On view at The Met Fifth Avenue in Gallery 539

Firedogs with paired figures of a Chinese man and woman enjoyed a certain popularity in the mid-eighteenth century. The present pair, with each figure seated before a curved palm branch on a twisted S-shaped scroll supported by a truncated fluted column beside a finial, is the later of two models that incorporate these particular figures. On the earlier, fully rococo version, they sit before a curved balustrade atop a boldly asymmetrical C-shaped scroll. One example of the earlier model is signed by the goldsmith and bronze worker François-Thomas Germain (1726–1791), and others are thought to derive from it.[1] Another example of the present model is in the Musée des Arts Décoratifs, Lyons.

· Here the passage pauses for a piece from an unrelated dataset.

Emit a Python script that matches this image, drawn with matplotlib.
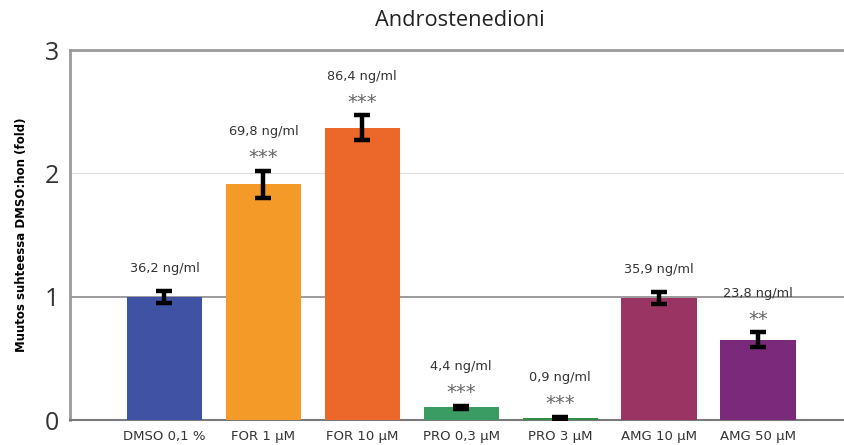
import numpy as np
import matplotlib.pyplot as plt

# Data
labels = ['DMSO 0,1 %', 'FOR 1 µM', 'FOR 10 µM', 'PRO 0,3 µM',
          'PRO 3 µM', 'AMG 10 µM', 'AMG 50 µM']
fold = [1.0, 1.91, 2.37, 0.105, 0.02, 0.99, 0.65]
err = [0.05, 0.11, 0.10, 0.012, 0.008, 0.05, 0.06]
conc = ['36,2 ng/ml', '69,8 ng/ml', '86,4 ng/ml', '4,4 ng/ml',
        '0,9 ng/ml', '35,9 ng/ml', '23,8 ng/ml']
stars = ['', '***', '***', '***', '***', '', '**']
colors = ['#3f52a4', '#f39a28', '#eb672a', '#3a9b63', '#2e8c48',
          '#9a3463', '#7b2a7b']

fig = plt.figure(figsize=(8.45, 4.45), dpi=100)
ax = fig.add_axes([70 / 845, 1 - 420 / 445, 775 / 845, 370 / 445])

x = np.arange(len(labels))
ax.bar(x, fold, width=0.76, color=colors, zorder=3)
ax.errorbar(x, fold, yerr=err, fmt='none', ecolor='black', elinewidth=3.2,
            capsize=5.5, capthick=3.2, zorder=4)

# reference lines
ax.axhline(1, color='#8a8a8a', lw=1.2, zorder=1)
ax.axhline(2, color='#e0e0e0', lw=0.9, zorder=1)

# annotations above the bars
for i in range(len(labels)):
    top = fold[i] + err[i]
    if stars[i]:
        ax.annotate(stars[i], (x[i], top), xytext=(0, 13),
                    textcoords='offset pixels', ha='center', va='center',
                    fontsize=14, color='#666666')
        off = 39
    else:
        off = 22
    ax.annotate(conc[i], (x[i], top), xytext=(0, off),
                textcoords='offset pixels', ha='center', va='center',
                fontsize=9.3, color='#333333')

ax.set_xlim(-0.955, 6.88)
ax.set_ylim(0, 3)
ax.set_xticks(x)
ax.set_xticklabels(labels, fontsize=9.5, color='#333333')
ax.set_yticks([0, 1, 2, 3])
ax.set_yticklabels(['0', '1', '2', '3'], fontsize=18, color='#333333',
                   family='Open Sans')
ax.tick_params(axis='both', length=0)
ax.tick_params(axis='x', pad=7)
ax.tick_params(axis='y', pad=8)

for side in ['left', 'top']:
    ax.spines[side].set_color('#9a9a9a')
    ax.spines[side].set_linewidth(2)
ax.spines['bottom'].set_color('#7a7a7a')
ax.spines['bottom'].set_linewidth(1.5)
ax.spines['right'].set_visible(False)

ax.set_ylabel('Muutos suhteessa DMSO:hon (fold)', fontsize=8.5,
              fontweight='bold', labelpad=12)
fig.text(460 / 845, 1 - 20 / 445, 'Androstenedioni', ha='center',
         va='center', fontsize=15.7, color='#222222', family='Open Sans')

fig.savefig('out.png', dpi=100)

Daniel Alcouffe has proposed that its combination of rococo (the Chinese figures, scrolls, and palms) and neoclassical motifs (column and finial) indicates a date of about 1760–70.[2] Eriksen has suggested a slightly narrower period: about 1760–65.[3] On a similar pair of firedogs in the collection of Mr. and Mrs Charles Wrightsman, New York, the figures are reversed.

The Chinese female figure also appears with small variations in both gilt and patinated forms on several mid-eighteenth-century clocks with works by various clockmakers.[4]

[Bill Rieder, 1984]

Footnotes:
[1] C. Briganti, Curioso itinerario delle collezioni ducali parmensi, Parma, 1969, p. 58.

[2] D. Alcouffe, Louis XV: Un Moment de perfection de l'art français (exhib. cat.), Paris, Hôtel de la Monnaie, 1974, no. 439.

[3] S. Eriksen, Early Neo-classicism in France, London, 1974, p. 357, pl. 221.

[4] An example with a patinated figure was in the Wildenstein and Ojjeh collections (sale, Sotheby's, Monte Carlo, June 25, 1979, lot 58).